The NCTC calls this “The new landscape … with few formal boundaries or solid structures, where groups can form wherever resources permit and circumstances are favorable. It is also one in which technology may permit active militants in the future to become individual terror broadcasting units, cataloging their path to terror and teaching others their tradecraft.”
The center identifies the 2003 U.S.-led invasion of Iraq as the “turning point,” when terrorists realized that the internet and social media could provide platforms to reach and organize radicals by the thousands.

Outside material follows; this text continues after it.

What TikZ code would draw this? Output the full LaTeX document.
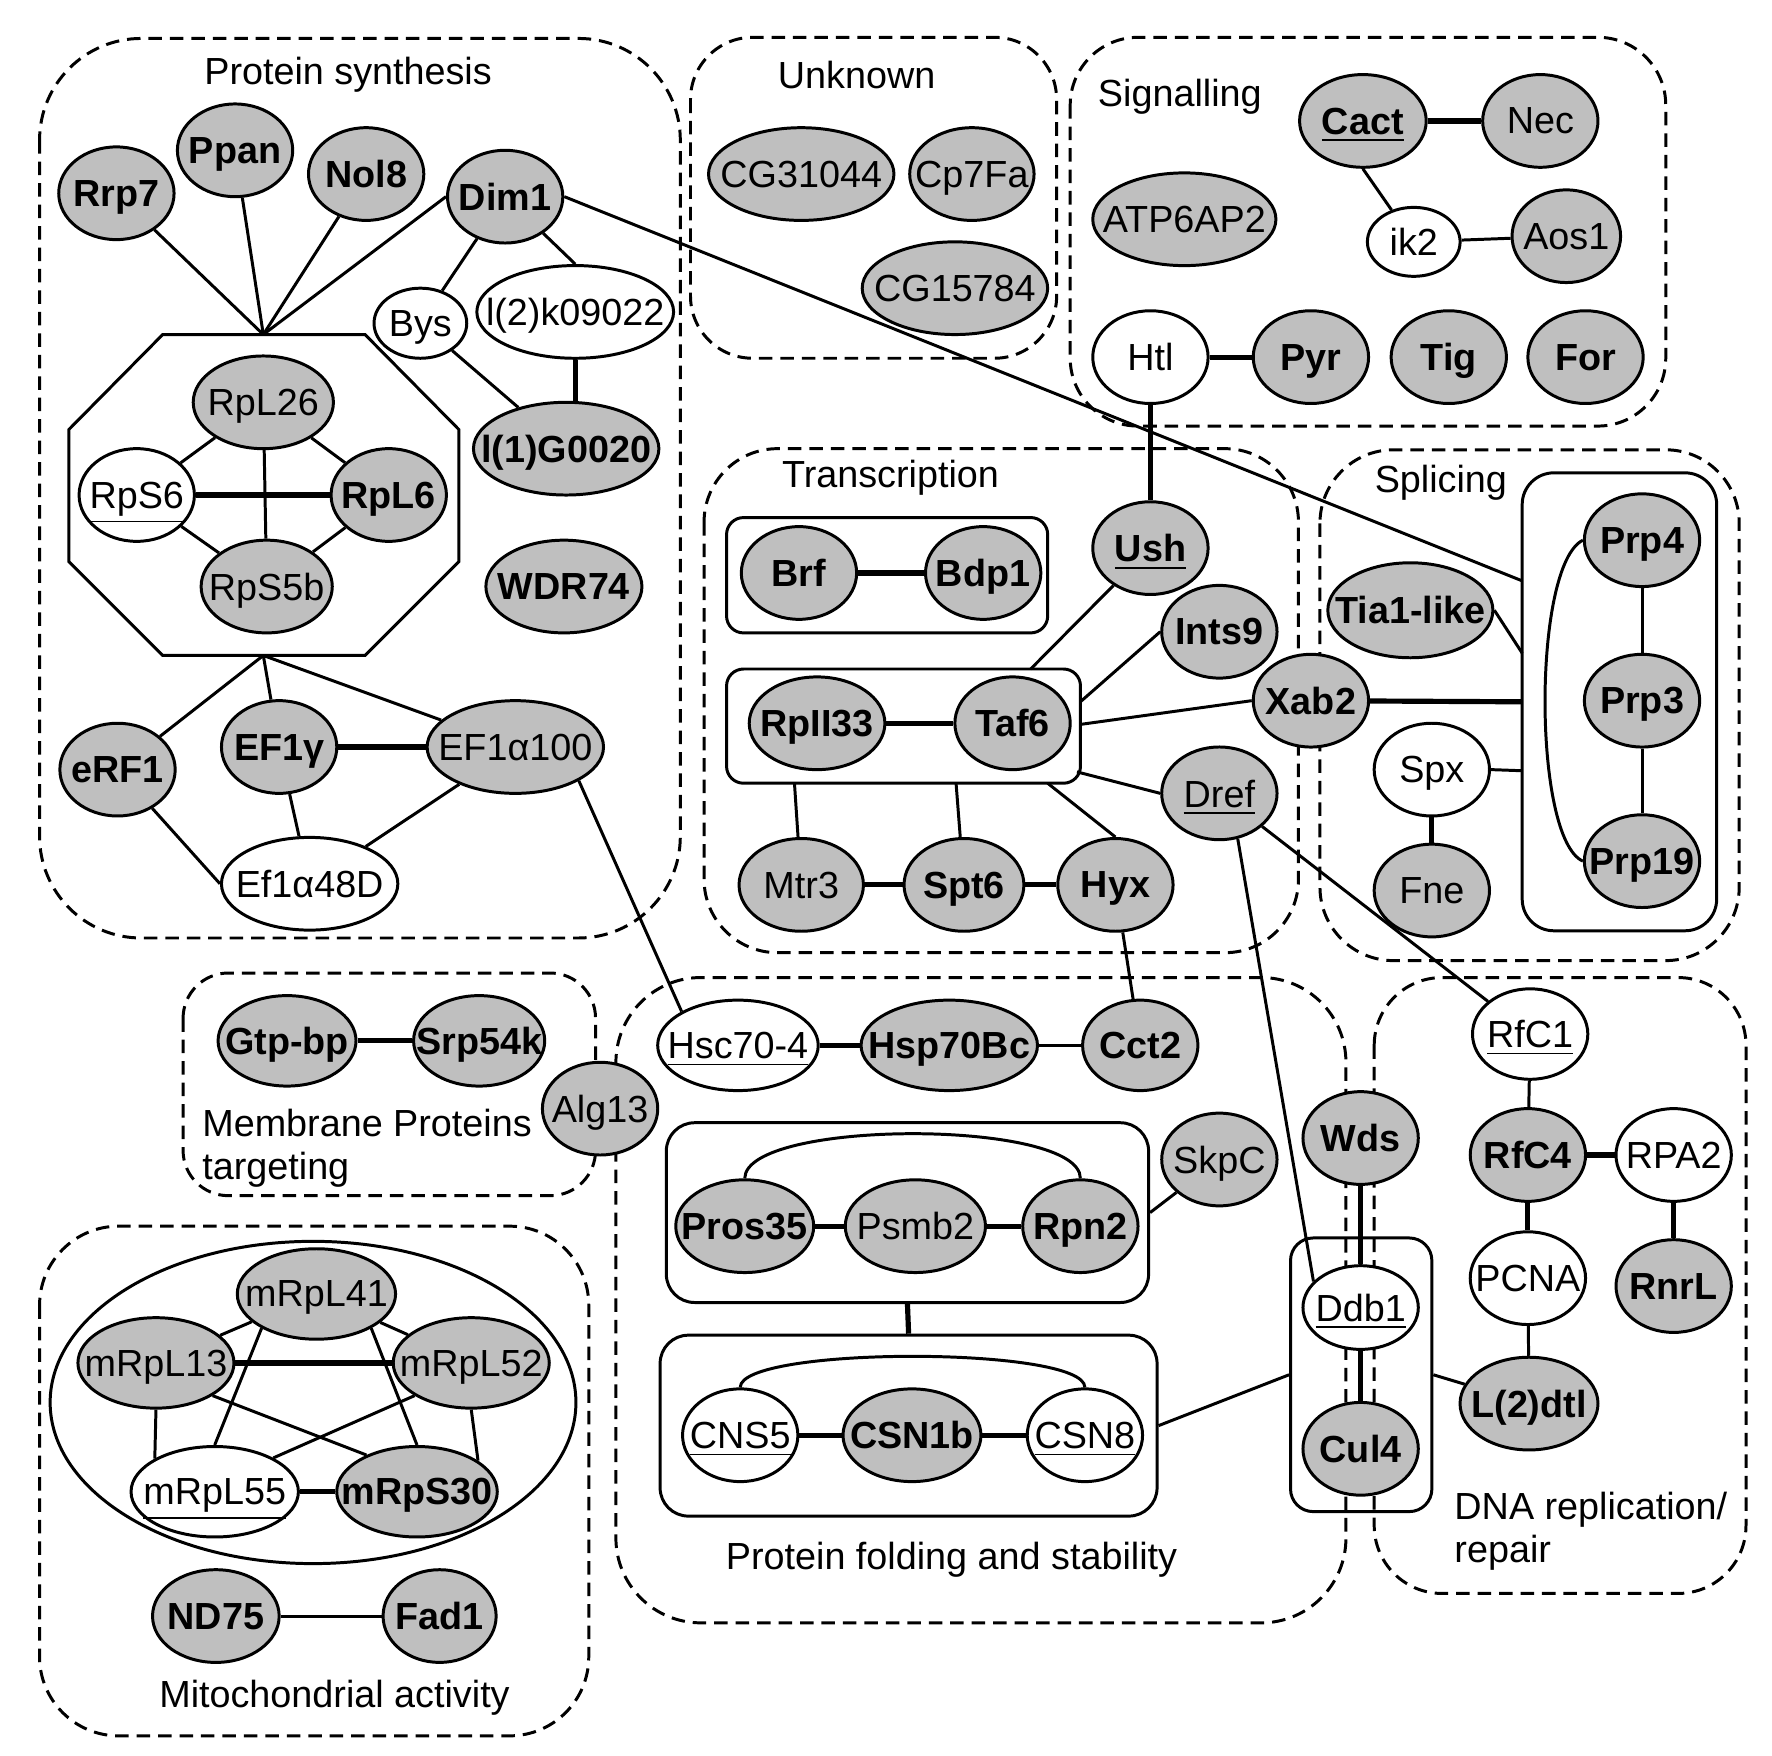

It points to Abu Musab Zarqawi, the al Qaeda in Iraq leader in May 2004, who videotaped his beheading of American Nick Berg and disseminated the gruesome image on the internet.
“The exact number of downloads is unknown, but its wide dissemination on extremist websites, and the ‘buzz’ it created on extremist online forums, suggested this footage reached a much greater audience than any comparable material,” the report says.
What followed was Syrian terrorist Abu Khalid al-Suri’s analysis of technology and publication of a training guide titled “A Call to Global Islamic Resistance.”
“He provided one of the most articulate and elaborate definitions of this strategy and the first one which explicitly stressed the internet as a means of relaying advice and orientation. This new doctrine allowed violent extremist groups to become more resilient in the face of intense international [counterterrorism] efforts,” the NCTC report states.
One terrorist who bought into al-Suri’s analysis was American al Qaeda member Anwar al-Awlaki. He posted 1,910 videos on YouTube, one of which has been viewed 164,420 times. Al-Awlaki, who urged attacks on the U.S. as a member of al Qaeda in the Arabian Peninsula, was killed in a U.S. drone strike in Yemen in 2011.
The report highlights the Islamic State, which rose from a defeated al Qaeda spinoff in Iraq to amass a huge army of terrorists based in Syria, and invaded Iraq in 2014.
“ISIL has consciously choreographed violence in the areas it controls to meet the demands of its key audiences, and it has carefully exploited the capabilities of contemporary media technology to deliver that content, often via social media but also via other means,” it says.
Robert Maginnis, a retired Army officer who is out with a new book, “Future War,” said the NCTC report captures the “modern terrorist.”
“The modern terrorist acts more often than not without detailed operational guidance from a central authority like al Qaeda in Pakistan or ISIS central in Raqqa, Syria,” Mr. Maginnis said. “They take general encouragement from public pronouncements of their ideological leaders such as ISIS’ glossy magazine Dabiq and then operationalize their radical intentions either individually or by small autonomous cells of close and trusted associates.”
The migrant Tunisian Amri is a prime example.
“The modern terrorist is hard to detect, much like the truck terrorist at the Berlin Christmas market weeks ago,” Mr. Maginnis said. “He hid within his closed community, used personal resources, struck in an unexpected way and then disappeared into the fabric of the society of his new country.”